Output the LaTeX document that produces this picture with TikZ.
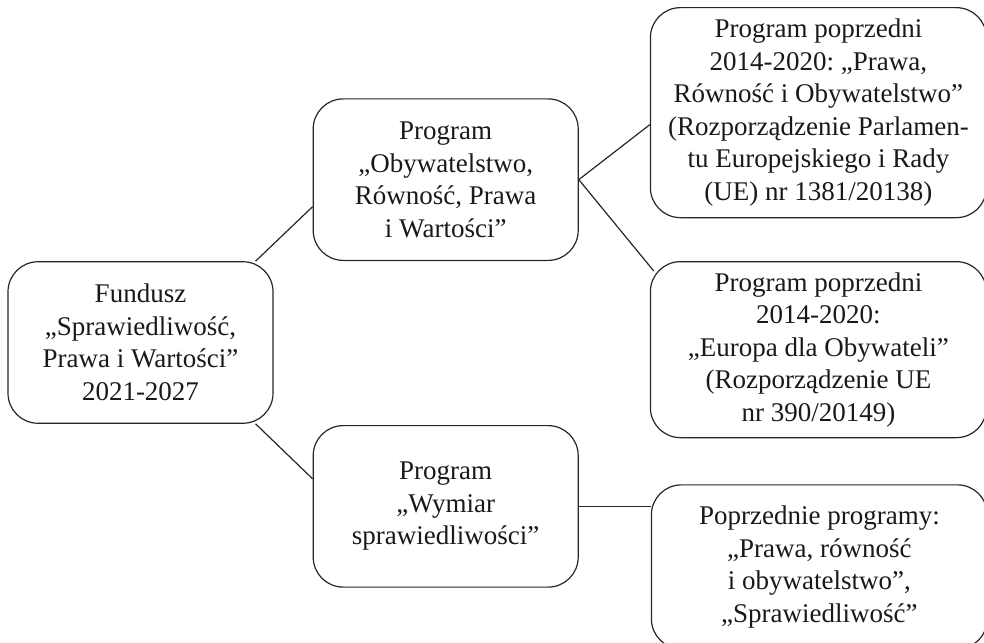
\documentclass[tikz,border=0pt]{standalone}
\usepackage{fontspec}
\setmainfont{Liberation Serif}
\usepackage{tikz}
\usepackage{xcolor}
\usetikzlibrary{positioning, calc}
\tikzstyle{link} = [line width=0.6pt, draw=black!85]
\frenchspacing

\begin{document}
\begin{tikzpicture}[node distance=1.5cm]
\tikzstyle{prog} = [rectangle, rounded corners=15pt, minimum width=132.5pt, minimum height=80.75pt, align=center, draw=black!85, line width=0.6pt, font=\fontsize{13.5}{16.25}\selectfont, text=black!90, inner sep=0pt]
\tikzstyle{prev} = [prog, minimum width=168pt]

\clip (0,0) rectangle (492pt,-321pt);
\useasboundingbox (0,0) rectangle (492pt,-321pt);

\node (fund) [prog] at (70.25pt,-171.25pt) {Fundusz\\„Sprawiedliwość,\\Prawa i Wartości”\\2021-2027};
\node (obyw) [prog, above right=40.75pt and 19.5pt of fund.east] {Program\\„Obywatelstwo,\\Równość, Prawa\\i Wartości”};
\node (wymiar) [prog, below right=41.25pt and 19.5pt of fund.east] {Program\\„Wymiar\\sprawiedliwości”};
\node (poprz1) [prev, minimum height=105pt, right=35.5pt of obyw, yshift=33.5pt] {Program poprzedni\\2014-2020: „Prawa,\\Równość i Obywatelstwo”\\(Rozporządzenie Parlamen-\\tu Europejskiego i Rady\\(UE) nr 1381/20138)};
\node (poprz2) [prev, minimum height=88pt, right=35.5pt of obyw, yshift=-85pt] {Program poprzedni\\2014-2020:\\„Europa dla Obywateli”\\(Rozporządzenie UE\\nr 390/20149)};
\node (poprz3) [prev, minimum height=82pt, right=36pt of wymiar, yshift=-30.25pt] {Poprzednie programy:\\„Prawa, równość\\i obywatelstwo”,\\„Sprawiedliwość”};

\draw [link] ($(fund.north east)+(-9pt,0)$) -- ($(obyw.west)+(0,-13.5pt)$);
\draw [link] ($(fund.south east)+(-9pt,0)$) -- ($(wymiar.west)+(0,13.75pt)$);
\draw [link] (obyw.east) -- ($(poprz1.west)+(0,-6pt)$);
\draw [link] (obyw.east) -- ($(poprz2.north west)+(2pt,-5pt)$);
\draw [link] (wymiar.east) -- (wymiar.east -| poprz3.west);

\end{tikzpicture}
\end{document}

* Exercise brief:
Restate the data above word for word. Skip every picture.

* Worked solution:
Output the LaTeX document that produces this picture with TikZ.
\documentclass[tikz,border=0pt]{standalone}
\usepackage{fontspec}
\setmainfont{Liberation Serif}
\usepackage{tikz}
\usepackage{xcolor}
\usetikzlibrary{positioning, calc}
\tikzstyle{link} = [line width=0.6pt, draw=black!85]
\frenchspacing

\begin{document}
\begin{tikzpicture}[node distance=1.5cm]
\tikzstyle{prog} = [rectangle, rounded corners=15pt, minimum width=132.5pt, minimum height=80.75pt, align=center, draw=black!85, line width=0.6pt, font=\fontsize{13.5}{16.25}\selectfont, text=black!90, inner sep=0pt]
\tikzstyle{prev} = [prog, minimum width=168pt]

\clip (0,0) rectangle (492pt,-321pt);
\useasboundingbox (0,0) rectangle (492pt,-321pt);

\node (fund) [prog] at (70.25pt,-171.25pt) {Fundusz\\„Sprawiedliwość,\\Prawa i Wartości”\\2021-2027};
\node (obyw) [prog, above right=40.75pt and 19.5pt of fund.east] {Program\\„Obywatelstwo,\\Równość, Prawa\\i Wartości”};
\node (wymiar) [prog, below right=41.25pt and 19.5pt of fund.east] {Program\\„Wymiar\\sprawiedliwości”};
\node (poprz1) [prev, minimum height=105pt, right=35.5pt of obyw, yshift=33.5pt] {Program poprzedni\\2014-2020: „Prawa,\\Równość i Obywatelstwo”\\(Rozporządzenie Parlamen-\\tu Europejskiego i Rady\\(UE) nr 1381/20138)};
\node (poprz2) [prev, minimum height=88pt, right=35.5pt of obyw, yshift=-85pt] {Program poprzedni\\2014-2020:\\„Europa dla Obywateli”\\(Rozporządzenie UE\\nr 390/20149)};
\node (poprz3) [prev, minimum height=82pt, right=36pt of wymiar, yshift=-30.25pt] {Poprzednie programy:\\„Prawa, równość\\i obywatelstwo”,\\„Sprawiedliwość”};

\draw [link] ($(fund.north east)+(-9pt,0)$) -- ($(obyw.west)+(0,-13.5pt)$);
\draw [link] ($(fund.south east)+(-9pt,0)$) -- ($(wymiar.west)+(0,13.75pt)$);
\draw [link] (obyw.east) -- ($(poprz1.west)+(0,-6pt)$);
\draw [link] (obyw.east) -- ($(poprz2.north west)+(2pt,-5pt)$);
\draw [link] (wymiar.east) -- (wymiar.east -| poprz3.west);

\end{tikzpicture}
\end{document}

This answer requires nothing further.